**Challenge:**
Using the data below, determine the number of lines that include the string "image". Write only that number.

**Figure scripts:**
..............................

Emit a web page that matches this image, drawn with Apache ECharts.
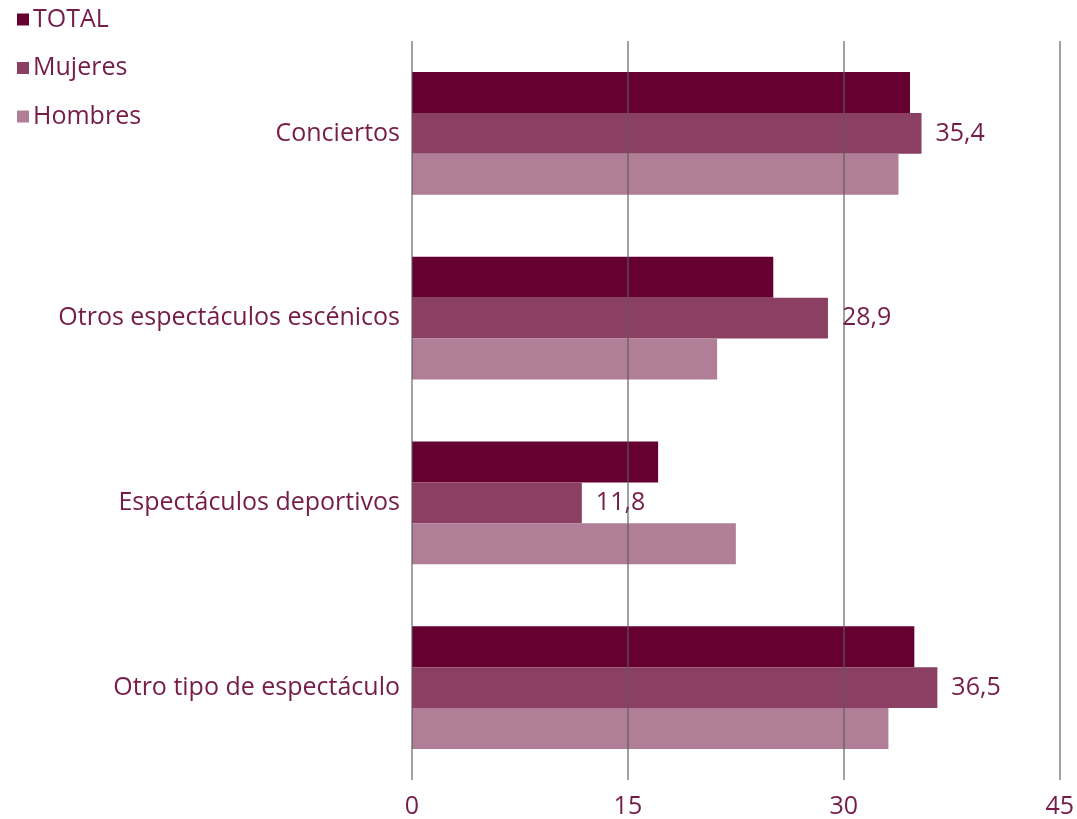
<!DOCTYPE html>
<html><head><meta charset="utf-8">
<script src="https://cdn.jsdelivr.net/npm/echarts@6/dist/echarts.min.js"></script>
<style>html,body{margin:0;padding:0;background:#fff}#c{width:1077px;height:819px}</style>
</head><body><div id="c"></div>
<script>
const categories = ['Conciertos', 'Otros espectáculos escénicos', 'Espectáculos deportivos', 'Otro tipo de espectáculo'];
const total = [34.6, 25.1, 17.1, 34.9];
const mujeres = [35.4, 28.9, 11.8, 36.5];
const hombres = [33.8, 21.2, 22.5, 33.1];
const xTicks = [0, 15, 30, 45];

const txt = '#751c48';
const font = 'Open Sans';
const fs = 25;
const chart = echarts.init(document.getElementById('c'));
chart.setOption({
  animation: false,
  textStyle: { fontFamily: font },
  legend: {
    orient: 'vertical', left: 12, top: 2,
    icon: 'rect', itemWidth: 12, itemHeight: 12, itemGap: 23.5,
    textStyle: { color: txt, fontSize: fs, fontFamily: font, padding: [0, 0, 0, -1] },
    data: ['TOTAL', 'Mujeres', 'Hombres']
  },
  grid: { left: 412, right: 16, top: 41, bottom: 37, containLabel: false },
  xAxis: {
    type: 'value', min: 0, max: 45, interval: 15, z: 5,
    axisLine: { show: false }, axisTick: { show: false },
    splitLine: { show: true, lineStyle: { color: 'rgba(90,90,90,0.75)', width: 1.5 } },
    axisLabel: { color: txt, fontSize: fs, fontFamily: font, margin: 14,
      formatter: v => xTicks.includes(v) ? String(v) : '' }
  },
  yAxis: {
    type: 'category', data: categories, inverse: true,
    axisLine: { show: false }, axisTick: { show: false },
    axisLabel: { color: txt, fontSize: fs, fontFamily: font, margin: 12 }
  },
  series: [
    { name: 'TOTAL', type: 'bar', data: total, barGap: '0%', barCategoryGap: '33.6%',
      itemStyle: { color: '#650030' } },
    { name: 'Mujeres', type: 'bar', data: mujeres, barGap: '0%', barCategoryGap: '33.6%',
      itemStyle: { color: '#8b3f63' },
      label: { show: true, position: 'right', distance: 14, color: txt, fontSize: fs, fontFamily: font,
        formatter: p => String(p.value).replace('.', ',') } },
    { name: 'Hombres', type: 'bar', data: hombres, barGap: '0%', barCategoryGap: '33.6%',
      itemStyle: { color: '#b07e97' } }
  ]
});
</script></body></html>
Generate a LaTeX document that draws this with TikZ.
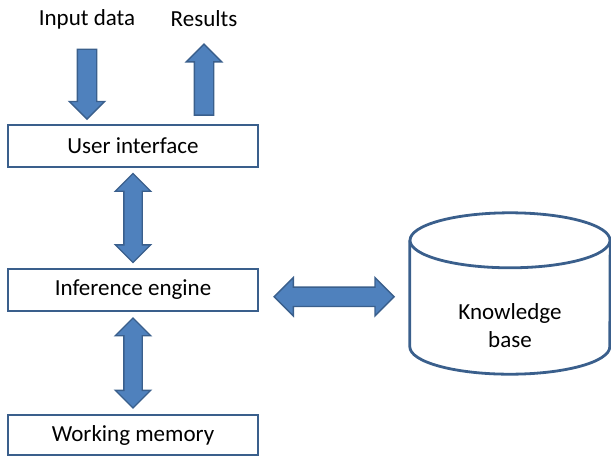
\documentclass[tikz,border=0pt]{standalone}
\usepackage{fontspec}
\setmainfont{Carlito}
\usetikzlibrary{shapes.arrows}

\definecolor{arrowfill}{HTML}{4F81BD}
\definecolor{edgeblue}{HTML}{3A5F8C}

\tikzset{
  label text/.style={font=\fontsize{23}{28}\selectfont},
  layer box/.style={draw=edgeblue, line width=1.3pt, minimum width=250pt,
    minimum height=42pt, inner sep=0pt, label text},
  one arrow/.style={single arrow, fill=arrowfill, draw=edgeblue,
    line width=1.4pt, inner xsep=0pt, inner ysep=9pt,
    single arrow head extend=8pt},
  two arrow/.style={double arrow, fill=arrowfill, draw=edgeblue,
    line width=1.4pt, inner xsep=0pt, inner ysep=8.5pt,
    double arrow head extend=8.5pt},
  store/.style={draw=edgeblue, line width=2.8pt}
}

\begin{document}
\begin{tikzpicture}[x=1pt,y=1pt]
  \useasboundingbox (0,0) rectangle (611,-456);

  % the three layers on the left
  \node[layer box] (ui) at (133,-146) {User interface};
  \node[layer box] (ie) at (133,-290) {Inference engine};
  \node[layer box, minimum height=40pt] (wm) at (133,-435) {Working memory};

  % in and out
  \node[label text] (indata) at (87,-19) {Input data};
  \node[label text] (results) at (204,-19) {Results};

  % knowledge base
  \node[minimum width=200pt, minimum height=161pt, inner sep=0pt] (kb) at (510,-293.5) {};
  \draw[store] ([yshift=-27.5pt]kb.north west) -- ([yshift=27.5pt]kb.south west)
    arc[start angle=180, end angle=360, x radius=100pt, y radius=27.5pt]
    -- ([yshift=-27.5pt]kb.north east);
  \draw[store] ([yshift=-27.5pt]kb.north) ellipse[x radius=100pt, y radius=27.5pt];
  \node[label text, align=center] (kbtext) at (510,-326) {Knowledge\\base};

  % arrows
  \path (indata.south) -- (indata.south |- ui.north)
    node[midway, yshift=-1pt, one arrow, rotate=-90, minimum height=70pt] (inarrow) {};
  \path (results.south) -- (results.south |- ui.north)
    node[midway, yshift=-7pt, one arrow, rotate=90, minimum height=71pt] (outarrow) {};
  \path (ui.south) -- (ie.north)
    node[midway, two arrow, rotate=90, minimum height=89pt] (uiie) {};
  \path (ie.south) -- (wm.north)
    node[midway, two arrow, rotate=90, minimum height=90pt] (iewm) {};
  \path (ie.east) -- (kb.west)
    node[midway, yshift=-5pt, two arrow, minimum height=120pt, inner ysep=9pt,
      double arrow head extend=9.5pt] (iekb) {};
\end{tikzpicture}
\end{document}
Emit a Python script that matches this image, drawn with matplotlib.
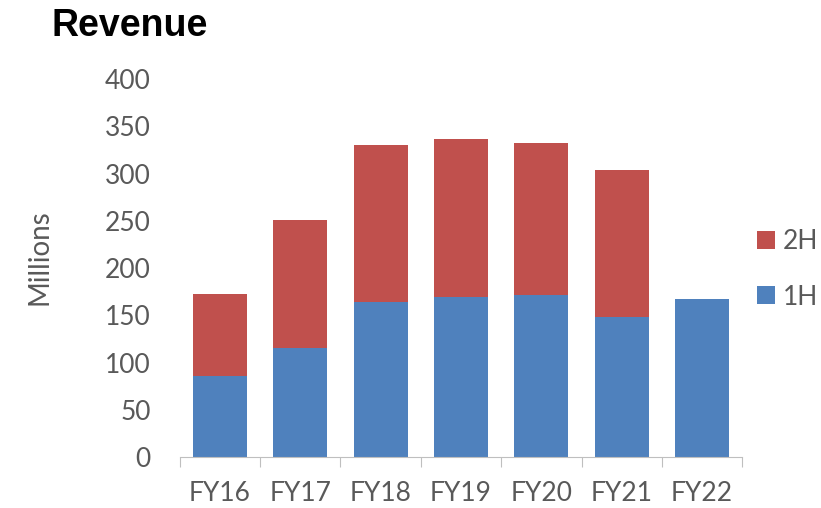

..............................

**Solution for this problem:**
2